Пришедший грустно покачал головой и произнес вяло:
– Дело в том, что граф помнит Лабранша жирного, цветущего, напудренного и гладко выбритого. Вы не можете признать меня сейчас в этом исхудалом, износившемся старикашке, обернутом в лохмотья, с нечесаной седой бородой – словом, таким, каким меня сделали несчастья и страдания, с тех пор как я оставил службу в вашем доме.
– Хотя твоя наружность и не возбуждает никаких воспоминаний во мне, однако мне знаком твой голос… Но когда я его слышал? Вчера ли, неделю ли тому назад или год, решительно не могу сказать, – отвечал Пьер, рассматривая старика, державшегося перед ним в почтительной позе и с опущенными глазами.
– Вы легко можете убедиться в том, что я Лабранш.
– Каким образом?
– Допросив меня о прошлом.
– Это правда.
Подумав с минуту, Кожоль спросил:
– Где ты меня видел в последний раз?
– Пять лет тому назад между Краоном и Пуатье, когда вандейская армия, потерпев поражение в борьбе против Гранвилля, отступила к Ингранду и, отыскивая брод через Луару, была разбита при Савенне.
– Хорошо, – отвечал молодой человек, – расскажи подробно об этих днях.
– За неделю перед тем граф, ваш отец, погиб на эшафоте Анжера со своим другом, господином Бералеком, взятым так же, как и он, с оружием в руках.
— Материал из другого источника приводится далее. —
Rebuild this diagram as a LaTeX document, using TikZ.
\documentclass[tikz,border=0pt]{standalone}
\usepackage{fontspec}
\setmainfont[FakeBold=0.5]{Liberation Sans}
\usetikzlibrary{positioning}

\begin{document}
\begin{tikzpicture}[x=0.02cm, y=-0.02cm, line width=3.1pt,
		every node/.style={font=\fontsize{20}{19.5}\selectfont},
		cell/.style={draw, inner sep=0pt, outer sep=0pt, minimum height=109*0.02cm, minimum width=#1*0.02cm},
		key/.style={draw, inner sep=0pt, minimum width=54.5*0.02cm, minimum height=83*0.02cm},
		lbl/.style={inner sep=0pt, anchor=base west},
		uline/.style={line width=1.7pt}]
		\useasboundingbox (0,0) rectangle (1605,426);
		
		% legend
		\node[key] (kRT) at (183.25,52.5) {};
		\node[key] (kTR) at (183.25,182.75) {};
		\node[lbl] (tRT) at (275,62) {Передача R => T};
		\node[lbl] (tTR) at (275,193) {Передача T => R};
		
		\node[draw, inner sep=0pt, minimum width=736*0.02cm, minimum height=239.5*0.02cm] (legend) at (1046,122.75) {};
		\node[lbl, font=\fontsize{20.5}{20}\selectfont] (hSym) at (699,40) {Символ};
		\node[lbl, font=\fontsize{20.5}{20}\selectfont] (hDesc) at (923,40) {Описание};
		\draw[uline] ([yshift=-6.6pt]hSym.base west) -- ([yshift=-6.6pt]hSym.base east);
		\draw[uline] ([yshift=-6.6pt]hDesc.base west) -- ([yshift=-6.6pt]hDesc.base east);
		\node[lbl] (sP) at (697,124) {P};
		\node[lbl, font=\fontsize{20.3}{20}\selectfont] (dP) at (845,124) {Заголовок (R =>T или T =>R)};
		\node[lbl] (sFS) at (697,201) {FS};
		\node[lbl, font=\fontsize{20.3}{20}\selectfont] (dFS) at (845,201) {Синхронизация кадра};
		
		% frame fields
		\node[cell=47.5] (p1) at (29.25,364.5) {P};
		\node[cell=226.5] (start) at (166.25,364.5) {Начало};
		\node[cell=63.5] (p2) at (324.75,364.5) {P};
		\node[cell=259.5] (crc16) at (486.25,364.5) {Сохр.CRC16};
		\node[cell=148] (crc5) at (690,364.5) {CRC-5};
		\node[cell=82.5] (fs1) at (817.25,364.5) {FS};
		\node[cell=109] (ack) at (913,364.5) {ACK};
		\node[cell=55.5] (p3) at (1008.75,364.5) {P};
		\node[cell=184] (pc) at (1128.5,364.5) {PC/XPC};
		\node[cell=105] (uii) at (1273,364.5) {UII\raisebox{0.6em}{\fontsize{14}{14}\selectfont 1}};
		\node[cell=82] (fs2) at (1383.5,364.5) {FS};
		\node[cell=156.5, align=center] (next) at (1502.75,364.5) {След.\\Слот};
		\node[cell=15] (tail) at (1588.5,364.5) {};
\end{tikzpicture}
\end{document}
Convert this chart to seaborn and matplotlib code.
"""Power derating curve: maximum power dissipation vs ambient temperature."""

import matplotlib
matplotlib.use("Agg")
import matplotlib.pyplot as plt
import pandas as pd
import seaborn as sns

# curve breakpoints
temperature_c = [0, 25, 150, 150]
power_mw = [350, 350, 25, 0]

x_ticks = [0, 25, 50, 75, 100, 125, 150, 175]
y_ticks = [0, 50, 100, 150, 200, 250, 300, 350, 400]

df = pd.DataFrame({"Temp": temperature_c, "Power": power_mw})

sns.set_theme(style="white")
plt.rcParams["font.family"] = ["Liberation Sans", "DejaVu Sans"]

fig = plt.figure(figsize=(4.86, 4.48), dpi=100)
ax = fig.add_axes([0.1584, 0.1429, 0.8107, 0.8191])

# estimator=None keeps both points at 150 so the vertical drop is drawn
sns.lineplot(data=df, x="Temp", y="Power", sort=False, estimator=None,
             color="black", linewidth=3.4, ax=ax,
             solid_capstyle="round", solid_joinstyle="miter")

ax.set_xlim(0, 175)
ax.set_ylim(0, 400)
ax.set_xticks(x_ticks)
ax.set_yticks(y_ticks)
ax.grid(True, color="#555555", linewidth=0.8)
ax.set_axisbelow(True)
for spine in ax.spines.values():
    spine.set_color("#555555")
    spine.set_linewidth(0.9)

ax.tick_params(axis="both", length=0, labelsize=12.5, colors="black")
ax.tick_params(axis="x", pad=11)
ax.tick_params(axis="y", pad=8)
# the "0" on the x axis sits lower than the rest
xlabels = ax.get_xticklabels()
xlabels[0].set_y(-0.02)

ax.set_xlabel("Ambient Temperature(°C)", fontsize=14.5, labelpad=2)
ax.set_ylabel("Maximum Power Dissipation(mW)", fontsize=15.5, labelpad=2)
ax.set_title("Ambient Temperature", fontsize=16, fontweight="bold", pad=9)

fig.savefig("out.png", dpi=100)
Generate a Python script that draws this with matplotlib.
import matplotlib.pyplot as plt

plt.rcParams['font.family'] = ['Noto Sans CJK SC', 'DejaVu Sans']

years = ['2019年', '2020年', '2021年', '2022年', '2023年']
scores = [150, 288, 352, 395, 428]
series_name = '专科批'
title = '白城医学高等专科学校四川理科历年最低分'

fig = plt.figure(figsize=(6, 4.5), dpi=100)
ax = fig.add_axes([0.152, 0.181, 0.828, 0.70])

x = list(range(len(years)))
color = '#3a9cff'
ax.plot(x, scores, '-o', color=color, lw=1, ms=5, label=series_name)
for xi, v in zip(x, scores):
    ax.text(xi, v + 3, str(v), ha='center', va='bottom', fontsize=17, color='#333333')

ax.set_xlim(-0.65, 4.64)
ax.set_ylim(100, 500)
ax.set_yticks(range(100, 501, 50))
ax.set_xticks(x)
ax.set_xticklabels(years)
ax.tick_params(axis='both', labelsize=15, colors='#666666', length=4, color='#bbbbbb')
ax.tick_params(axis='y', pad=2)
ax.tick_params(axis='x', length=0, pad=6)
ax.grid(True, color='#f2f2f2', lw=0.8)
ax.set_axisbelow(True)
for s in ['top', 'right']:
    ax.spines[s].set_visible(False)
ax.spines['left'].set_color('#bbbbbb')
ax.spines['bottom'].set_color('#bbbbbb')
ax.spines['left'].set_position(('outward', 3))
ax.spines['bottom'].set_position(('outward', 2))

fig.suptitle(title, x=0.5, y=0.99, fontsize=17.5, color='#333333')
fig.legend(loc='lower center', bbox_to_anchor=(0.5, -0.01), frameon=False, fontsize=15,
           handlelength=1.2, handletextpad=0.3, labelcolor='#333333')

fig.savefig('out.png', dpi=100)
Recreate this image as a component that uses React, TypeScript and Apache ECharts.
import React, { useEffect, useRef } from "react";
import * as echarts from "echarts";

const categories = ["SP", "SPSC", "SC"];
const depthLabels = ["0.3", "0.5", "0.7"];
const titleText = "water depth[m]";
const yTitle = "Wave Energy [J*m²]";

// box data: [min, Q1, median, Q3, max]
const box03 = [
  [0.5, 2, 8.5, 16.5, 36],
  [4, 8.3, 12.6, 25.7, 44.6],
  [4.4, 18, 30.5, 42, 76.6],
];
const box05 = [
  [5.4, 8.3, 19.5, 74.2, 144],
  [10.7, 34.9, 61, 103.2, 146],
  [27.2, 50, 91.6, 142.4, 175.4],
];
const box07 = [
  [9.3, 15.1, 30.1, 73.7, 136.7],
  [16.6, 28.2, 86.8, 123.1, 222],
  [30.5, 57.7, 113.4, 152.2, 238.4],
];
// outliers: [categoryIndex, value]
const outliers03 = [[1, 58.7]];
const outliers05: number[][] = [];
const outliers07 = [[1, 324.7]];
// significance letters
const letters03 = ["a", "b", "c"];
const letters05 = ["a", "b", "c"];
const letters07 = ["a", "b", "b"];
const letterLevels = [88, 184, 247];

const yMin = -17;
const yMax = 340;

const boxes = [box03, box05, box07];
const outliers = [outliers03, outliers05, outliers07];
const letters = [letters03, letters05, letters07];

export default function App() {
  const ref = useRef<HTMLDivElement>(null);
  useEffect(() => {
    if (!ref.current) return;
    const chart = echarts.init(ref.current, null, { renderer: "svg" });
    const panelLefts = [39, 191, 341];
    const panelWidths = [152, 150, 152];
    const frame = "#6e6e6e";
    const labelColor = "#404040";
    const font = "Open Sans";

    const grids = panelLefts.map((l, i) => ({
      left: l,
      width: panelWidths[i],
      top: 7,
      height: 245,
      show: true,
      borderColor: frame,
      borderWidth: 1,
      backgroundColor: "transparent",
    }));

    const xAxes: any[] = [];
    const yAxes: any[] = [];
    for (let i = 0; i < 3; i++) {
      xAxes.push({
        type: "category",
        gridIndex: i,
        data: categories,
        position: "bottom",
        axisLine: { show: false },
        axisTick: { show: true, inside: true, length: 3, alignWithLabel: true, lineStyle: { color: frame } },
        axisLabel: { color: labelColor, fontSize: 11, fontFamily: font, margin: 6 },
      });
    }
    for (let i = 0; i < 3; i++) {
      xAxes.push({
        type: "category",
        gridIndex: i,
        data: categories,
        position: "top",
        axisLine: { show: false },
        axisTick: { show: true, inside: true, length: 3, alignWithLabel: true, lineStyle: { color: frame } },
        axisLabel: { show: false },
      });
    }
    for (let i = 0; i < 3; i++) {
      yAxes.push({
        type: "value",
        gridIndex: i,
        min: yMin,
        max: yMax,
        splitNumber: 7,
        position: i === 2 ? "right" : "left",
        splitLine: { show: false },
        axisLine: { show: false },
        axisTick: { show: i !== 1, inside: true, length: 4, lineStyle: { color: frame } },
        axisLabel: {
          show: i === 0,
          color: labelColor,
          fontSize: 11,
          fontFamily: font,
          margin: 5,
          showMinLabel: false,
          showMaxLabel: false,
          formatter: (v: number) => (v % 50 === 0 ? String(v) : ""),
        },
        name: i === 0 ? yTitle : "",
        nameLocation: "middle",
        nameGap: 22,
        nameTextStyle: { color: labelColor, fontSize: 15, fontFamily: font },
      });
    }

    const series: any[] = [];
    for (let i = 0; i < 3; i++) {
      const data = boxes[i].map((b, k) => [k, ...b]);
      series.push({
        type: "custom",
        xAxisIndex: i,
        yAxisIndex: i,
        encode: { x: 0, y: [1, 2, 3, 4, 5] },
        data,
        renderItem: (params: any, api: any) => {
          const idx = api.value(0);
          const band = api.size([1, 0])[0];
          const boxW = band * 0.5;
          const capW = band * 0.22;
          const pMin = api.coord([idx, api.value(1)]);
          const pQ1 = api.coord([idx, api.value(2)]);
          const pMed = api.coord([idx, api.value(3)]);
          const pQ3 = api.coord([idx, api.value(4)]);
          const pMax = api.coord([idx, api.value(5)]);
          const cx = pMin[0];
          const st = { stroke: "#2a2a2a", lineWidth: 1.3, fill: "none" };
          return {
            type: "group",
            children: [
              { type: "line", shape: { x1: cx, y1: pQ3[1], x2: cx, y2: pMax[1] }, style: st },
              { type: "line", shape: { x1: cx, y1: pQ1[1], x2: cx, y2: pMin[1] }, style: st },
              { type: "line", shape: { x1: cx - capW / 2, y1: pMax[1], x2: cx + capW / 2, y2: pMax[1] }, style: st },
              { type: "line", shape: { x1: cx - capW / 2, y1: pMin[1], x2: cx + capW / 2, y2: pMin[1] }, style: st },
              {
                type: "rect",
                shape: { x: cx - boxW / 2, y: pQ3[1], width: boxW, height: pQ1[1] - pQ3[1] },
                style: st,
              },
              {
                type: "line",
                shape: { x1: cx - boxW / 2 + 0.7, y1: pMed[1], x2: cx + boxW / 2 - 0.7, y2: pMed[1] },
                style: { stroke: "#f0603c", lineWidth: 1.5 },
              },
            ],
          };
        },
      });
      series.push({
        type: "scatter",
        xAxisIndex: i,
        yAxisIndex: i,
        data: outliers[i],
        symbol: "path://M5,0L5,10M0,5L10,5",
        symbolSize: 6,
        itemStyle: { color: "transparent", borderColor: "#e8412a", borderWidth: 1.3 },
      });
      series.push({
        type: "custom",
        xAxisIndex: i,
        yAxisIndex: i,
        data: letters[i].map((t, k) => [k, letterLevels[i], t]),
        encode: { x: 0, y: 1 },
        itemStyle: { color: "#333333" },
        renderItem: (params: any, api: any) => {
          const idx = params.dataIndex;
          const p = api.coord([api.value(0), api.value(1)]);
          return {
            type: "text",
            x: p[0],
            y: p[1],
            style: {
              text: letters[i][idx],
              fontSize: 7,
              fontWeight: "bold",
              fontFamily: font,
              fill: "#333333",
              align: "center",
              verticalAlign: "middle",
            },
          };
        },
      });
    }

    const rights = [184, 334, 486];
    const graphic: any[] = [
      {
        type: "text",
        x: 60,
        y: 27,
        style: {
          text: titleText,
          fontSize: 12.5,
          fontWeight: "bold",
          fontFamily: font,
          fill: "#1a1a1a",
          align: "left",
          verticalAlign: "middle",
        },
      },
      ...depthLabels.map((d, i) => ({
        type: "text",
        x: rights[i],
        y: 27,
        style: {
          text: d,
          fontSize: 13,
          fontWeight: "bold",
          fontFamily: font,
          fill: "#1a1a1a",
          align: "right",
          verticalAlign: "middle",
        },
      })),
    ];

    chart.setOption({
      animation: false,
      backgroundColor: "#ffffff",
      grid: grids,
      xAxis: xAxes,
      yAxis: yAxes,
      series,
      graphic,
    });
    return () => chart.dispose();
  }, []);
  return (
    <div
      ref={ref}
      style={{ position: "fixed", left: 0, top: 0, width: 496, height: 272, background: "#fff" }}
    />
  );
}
Графиня с дочерью, изгнанные из своего сгоревшего замка, подожженного синими, верхом следовали за вандейской армией вместе со многими другими женщинами. Приехав в Краон, вы отговорили мать и сестру продолжать с вами отступление, подвергаясь опасностям, с каждым шагом все более и более грозным. По вашему совету они задержались в Краоне, надеясь найти там убежище, а я, не желая расставаться в несчастии со своими добрыми госпожами, оставался в Краоне, чтоб прислуживать им.
– А что сталось с ними, когда я ушел с товарищем по оружию? – спросил Кожоль дрожащим голосом и со слезами на глазах, и при воспоминании о дорогих людях, погибших в огне революции.
– Три дня мы скрывались в Краоне. Но люди, приютившие нас, испугались приближения синих. Надо было бежать, бежать без оглядки. И после тысячи опасностей мы наконец достигли Парижа, где графиня надеялась найти более безопасный приют, нежели в другом месте. Я нашел себе работу в гавани, но так как заработок был очень скуден для троих и так как дамы скоро потратили те несколько луидоров, которые удалось сберечь в бегах, ваша мать решилась искать приработка. Однажды вечером, вернувшись с работы, я нашел дом пустым: графиня и ваша сестра были арестованы. Белые руки и сбивчивые ответы вашей матери возбудили подозрения одного лавочника, приверженца республики, к которому, на свою беду, она обратилась за работой. И этот человек донес на нее в полицию.